Simple question really but... Why are catholics so obsessed with getting protestants to quit their church and join theirs?
(1) Most Protestant groups rose up in areas PREVIOUSLY part of the Orthodox world, or converted by Orthodox missionaries after the various schisms that separated Rome from the Church.
(2) During a long period of Western political/imperial expansion North and East Rome appears to have failed to follow up with priests trained in the Roman tradition leaving many millions of people in Congregations without clergy which allowed them to develop their own independent Christian traditions of congregational self-governance ~ later missions may have not have effectively met the challenge.
Except for the British Isles, including Ireland, and Northern France and Western Germany there were some exceptions and Rome imposed/reimposed its authority in those regions. That process has been studied to death but is still worth reading.
I suspect we haven't seen the end of studies into the Protestant phenomenon, nor is it all that readily answered by reflecting only on the experience of the Roman church. Beyond the Orthodox links OTHER earlier Christian traditions were also absorbed, or "disappeared".
NOTE: I've been reading recently about the life and times of St. Gildas ~ he's one of those "bridge people" who lived during the end of the pre-Dark Age and into the beginning of the Dark Age itself (and who may have actually seen the comet or asteroid that destroyed civilization in China, Central Asia, and Northern and Western Europe at about 535AD.
There are conditions I would have of the Roman Catholic Church that I'm sure they would not be willing to abide by. I simply don't believe as they do on some things (i.e. works + faith, the eternal virginity of Mary, the physical presence of Jesus' body in the communion wafer, etc.)
If Catholics want to believe those things, that's their choice. I don't, and so will not become a Catholic.
The condition being "promote true doctrine"....

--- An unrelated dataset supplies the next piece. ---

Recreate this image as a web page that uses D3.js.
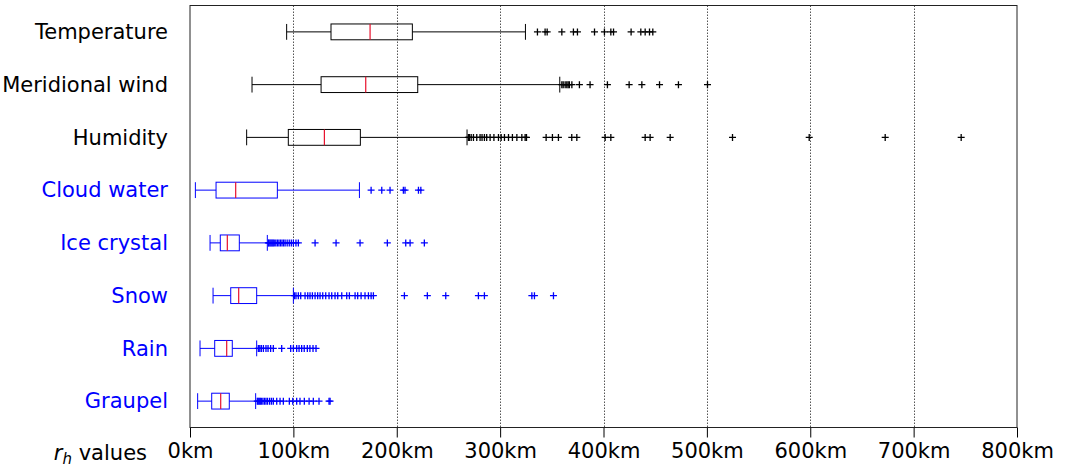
<!DOCTYPE html>
<html>
<head>
<meta charset="utf-8">
<script src="https://cdn.jsdelivr.net/npm/d3@7"></script>
<style>
  html, body { margin: 0; padding: 0; background: #fff; }
  svg { display: block; font-family: "DejaVu Sans", sans-serif; }
</style>
</head>
<body>
<svg id="chart" width="1066" height="468"></svg>
<script>
// Horizontal length-scale distributions, one box per variable (values in km)
const categories = ["Temperature", "Meridional wind", "Humidity", "Cloud water",
                    "Ice crystal", "Snow", "Rain", "Graupel"];
const whiskerLow  = [93.5, 60.0, 54.8, 5.2, 19.4, 22.3, 9.7, 7.4];
const quartile1   = [136.4, 126.8, 95.1, 25.2, 29.3, 39.4, 23.9, 21.0];
const medians     = [174.2, 170.0, 130.0, 44.2, 36.1, 47.1, 35.5, 29.7];
const quartile3   = [215.1, 220.3, 164.8, 84.5, 47.7, 64.5, 40.9, 38.0];
const whiskerHigh = [324.5, 357.7, 268.0, 163.9, 74.8, 100.0, 64.5, 63.5];
const outliers = [
  [336.1, 343.5, 345.5, 359.7, 370.9, 374.8, 391.3, 400.9, 407.1, 409.7, 426.7, 436.1, 440.3, 444.5, 447.7],
  [359.7, 361.0, 362.9, 364.5, 365.8, 367.0, 369.4, 376.7, 387.0, 403.8, 424.8, 437.1, 454.2, 472.5, 500.6],
  [269.3, 270.3, 272.0, 274.2, 277.4, 280.6, 282.5, 284.8, 287.0, 290.3, 294.0, 298.4, 301.0, 304.2,
   308.1, 311.9, 316.2, 321.0, 324.2, 325.5, 344.5, 350.6, 356.4, 369.3, 374.2, 401.6, 407.1,
   440.3, 445.1, 464.5, 524.8, 599.0, 672.5, 746.0],
  [175.2, 185.5, 193.5, 206.4, 208.0, 221.0, 223.3],
  [75.8, 76.5, 77.5, 78.5, 79.5, 80.5, 81.5, 83.0, 84.5, 86.0, 87.5, 89.0, 90.5, 92.0, 94.0, 96.0,
   98.0, 100.0, 102.5, 104.8, 121.0, 141.3, 164.5, 190.9, 208.7, 212.9, 226.7],
  [101.0, 102.5, 104.8, 107.1, 111.3, 113.9, 116.1, 118.4, 121.0, 123.5, 125.8, 128.4, 131.3, 134.5,
   137.1, 140.3, 142.9, 146.8, 151.6, 154.2, 159.7, 162.2, 165.5, 169.3, 172.6, 175.2, 177.4,
   207.4, 229.6, 247.4, 279.0, 284.8, 330.7, 333.2, 351.6],
  [66.1, 67.5, 69.0, 71.0, 73.5, 75.5, 78.0, 80.6, 88.7, 97.4, 100.0, 103.2, 105.5, 108.0, 110.5,
   113.5, 116.0, 119.0, 121.9],
  [65.1, 66.0, 67.0, 68.0, 69.0, 70.5, 72.0, 73.5, 75.0, 77.0, 78.8, 80.6, 83.9, 87.1, 90.3, 96.1,
   99.4, 103.2, 106.4, 110.6, 115.2, 119.3, 124.8, 134.5, 135.5]
];
const groupColors = ["#000000", "#000000", "#000000", "#0000ff", "#0000ff", "#0000ff", "#0000ff", "#0000ff"];
const xTicks = [0, 100, 200, 300, 400, 500, 600, 700, 800];

(function draw() {
  const svg = d3.select("#chart");
  const plotLeft = 190, plotRight = 1017, plotTop = 5.5, plotBottom = 427.5;
  const fontSize = 21;

  const x = d3.scaleLinear().domain([0, 800]).range([plotLeft, plotRight]);
  const y = d3.scaleLinear().domain([0.5, 8.5]).range([plotTop, plotBottom]);
  const boxHalf = y(1.15) - y(1); // box half-height (width 0.3 in position units)

  // dotted vertical grid
  svg.append("g")
    .selectAll("line")
    .data(xTicks.filter(t => t > 0 && t < 800))
    .join("line")
    .attr("x1", d => Math.round(x(d)) + 0.5).attr("x2", d => Math.round(x(d)) + 0.5)
    .attr("y1", plotTop).attr("y2", plotBottom)
    .attr("stroke", "#555").attr("stroke-width", 1)
    .attr("stroke-dasharray", "1.5,1.5");

  // x axis
  const xAxis = svg.append("g")
    .attr("transform", `translate(0,${plotBottom})`)
    .call(d3.axisBottom(x).tickValues(xTicks).tickFormat(d => d + "km").tickSize(10).tickPadding(6));
  xAxis.select(".domain").remove();
  xAxis.selectAll(".tick line").attr("stroke", "#000").attr("stroke-width", 1);
  xAxis.selectAll(".tick text").attr("font-size", fontSize).attr("fill", "#000")
    .attr("font-family", "DejaVu Sans, sans-serif");

  // axis label with italic subscripted symbol
  const lab = svg.append("text")
    .attr("x", 147).attr("y", 460)
    .attr("text-anchor", "end")
    .attr("font-size", fontSize).attr("fill", "#000");
  lab.append("tspan").attr("font-style", "italic").text("r");
  lab.append("tspan").attr("font-style", "italic").attr("font-size", 15).attr("dy", 4).text("h");
  lab.append("tspan").attr("dy", -4).text(" values");

  // category labels
  svg.append("g")
    .selectAll("text")
    .data(categories)
    .join("text")
    .attr("x", 168)
    .attr("y", (d, i) => y(i + 1))
    .attr("dy", "0.35em")
    .attr("text-anchor", "end")
    .attr("font-size", fontSize)
    .attr("fill", (d, i) => groupColors[i])
    .text(d => d);

  // boxes
  const boxes = svg.append("g")
    .selectAll("g")
    .data(categories.map((c, i) => i))
    .join("g");

  boxes.each(function(i) {
    const g = d3.select(this);
    const cy = y(i + 1);
    const col = groupColors[i];
    // whiskers
    g.append("line").attr("x1", x(whiskerLow[i])).attr("x2", x(quartile1[i]))
      .attr("y1", cy).attr("y2", cy).attr("stroke", col).attr("stroke-width", 1);
    g.append("line").attr("x1", x(quartile3[i])).attr("x2", x(whiskerHigh[i]))
      .attr("y1", cy).attr("y2", cy).attr("stroke", col).attr("stroke-width", 1);
    // caps
    [whiskerLow[i], whiskerHigh[i]].forEach(v => {
      g.append("line").attr("x1", x(v)).attr("x2", x(v))
        .attr("y1", cy - boxHalf).attr("y2", cy + boxHalf)
        .attr("stroke", col).attr("stroke-width", 1);
    });
    // box
    g.append("rect")
      .attr("x", x(quartile1[i])).attr("y", cy - boxHalf)
      .attr("width", x(quartile3[i]) - x(quartile1[i])).attr("height", 2 * boxHalf)
      .attr("fill", "none").attr("stroke", col).attr("stroke-width", 1);
    // median
    g.append("line").attr("x1", x(medians[i])).attr("x2", x(medians[i]))
      .attr("y1", cy - boxHalf).attr("y2", cy + boxHalf)
      .attr("stroke", "#e8102c").attr("stroke-width", 1.2);
    // outliers as plus markers
    const arm = 3.5;
    g.selectAll("path.flier")
      .data(outliers[i])
      .join("path")
      .attr("class", "flier")
      .attr("d", v => `M${x(v) - arm},${cy}H${x(v) + arm}M${x(v)},${cy - arm}V${cy + arm}`)
      .attr("stroke", col).attr("stroke-width", 1.3).attr("fill", "none");
  });

  // frame
  svg.append("rect")
    .attr("x", plotLeft).attr("y", plotTop)
    .attr("width", plotRight - plotLeft).attr("height", plotBottom - plotTop)
    .attr("fill", "none").attr("stroke", "#222").attr("stroke-width", 1);
})();
</script>
</body>
</html>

Few churches ever adopted the name Protestant. The most commonly adopted designations were rather evangelical and reformed. ... [W]hen the word Protestant came into currency in England (in Elizabethan times), its accepted significance was not objection but avowal or witness or confession (as the Latin protestari meant also to profess)....unfortunate as a name because it implies that Protestantism was mainly an objection. The dissenters in their own statement affirmed that they must protest and testify publicly before God that they could do nothing contrary to His word. The emphasis was less on protest than on witness.
-- from the thread History Lesson: Positively Protestant
The first premise ( the analogy that Protestants are like OWS) is wrong. Protestants are like the TEA Party.
I have no desire to try and turn a Catholic aaway from their obedience to Rome, I merely desire to be allowed to show my obdeniece to God
Imagine that the Occupy Wall Street protest continued for years
What a sad and pathetically lacking undignified and phoney comparison.
The list of abuses, fraud, paganism, Satanism and Islamic (do I repeat myself) influences still permeating the so-called-”Catholic” Church are too numerous for the character limit of this post.
I protest them not because of some idiotic 500 year old forget me not nonsense but for their very apostate deeds precipitated to this very hour.
Good day sir.
Some of us haven’t forgotten what our brothers and sisters were burned at the stake for, and we find no basis for agreement between Christianity and Catholicism.
If we could just get some Mormons (keeping Mitt out of it of course) in here, this could top 1000
Maybe the same day when Catholics drop the nonsense and become Christians?
How Would Roman Catholics Know When to Return to Pure Doctrine and Sound Practice? That is the question.
The conditions were never "satisfied." In fact the RC response to the demands were to issue a series of Anathemas and declare a spiritual and physical war against the reformers.
When the Catholic Church comes back to the biblical doctrines of Grace Alone through faith alone in Christ Alone, then we can have that "full communion" the author mentions. The ball is in the court of the Catholics. The Catholic Church needs to reform.